The Kremlin has repeatedly told reporters on daily conference calls that its forces in Ukraine are liberating rather than occupying and that it is up to Ukrainians to decide their own futures. Getting a Russian passport is entirely voluntary, Russian-installed officials say.
The Russian Foreign Ministry and the Russian-appointed administration in Kherson did not immediately reply to requests for comment on Nikolenko’s assertions.
Kyiv was unlikely to punish people it perceived were forced to get Russian passports, said Nikolenko, though a new law might target Ukrainians who had got them in order to get jobs in the Russian-installed administration.
PROCESSING CENTRES
Prospective Russian citizens are processed at the rate of around 300 per day in 11 passport centres across the region where they queue to hand in their documents, which often include Soviet-era birth documents, say Russian-installed officials. Applicants are allowed to retain their Ukrainian citizenship.
During a visit to a passport office by Reuters reporters on Monday this week, an armed Russian soldier dressed from head to toe in camouflage with only his eyes visible ran a metal detector over anyone coming into the centre housed on the ground floor of a two-storey commercial building.
Outside, older people, mostly women, lined up to get in.
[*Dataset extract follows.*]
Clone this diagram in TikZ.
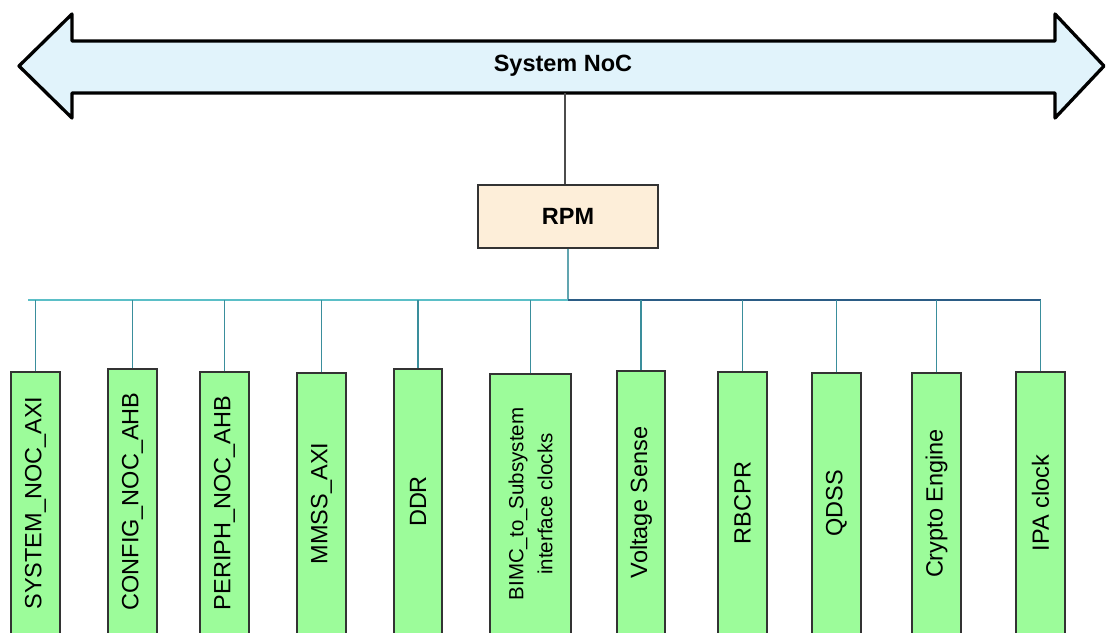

Posters near the first reception desk proclaimed “Russia is here forever!” and “Into the Future together with Russia.”
Sitting opposite the passport office on a bench, a man who only gave his name as Pedro said he had applied to get a Russian passport. He said the region was going through a difficult transitional period which might last six months, but that he was looking forward to the prospect of a Russian pension.
The average Russian pension is higher than in Ukraine, official data from both countries show.
“Maybe we’ll live long enough to see a good moment in life when people will smile and sing songs,” said Pedro.
Outside a government building, dozens of people on Monday queued to get a one-off cash handout from Russian-installed officials.
“10,000 roubles ($173) won’t hurt”, said Svetlana Stepanova, an 83-year-old pensioner standing in line. Stepanova said officials had drawn up lists of people eligible for the payment. Reuters could not determine what criteria needed to be met to get on such a list. The average monthly pension in Ukraine is around $120, according to the country’s pension fund.
Not all locals feel so well treated by the city’s new rulers.
Pasted on a lamppost in the city centre, was a home-made appeal for help.
“My father… is missing. Between 8 and 9 in the morning on June 7 they burst into his flat and took him away with a sack on his head. I ask everyone to help,” read the flyer, posted by a woman who only gave her name as Anna.
Reuters could not immediately determine the details of the case but Russian-installed officials in the region have said that some Ukrainians who tried to frustrate Russia’s efforts to root out people it regards as dangerous nationalists were targeted by law enforcement.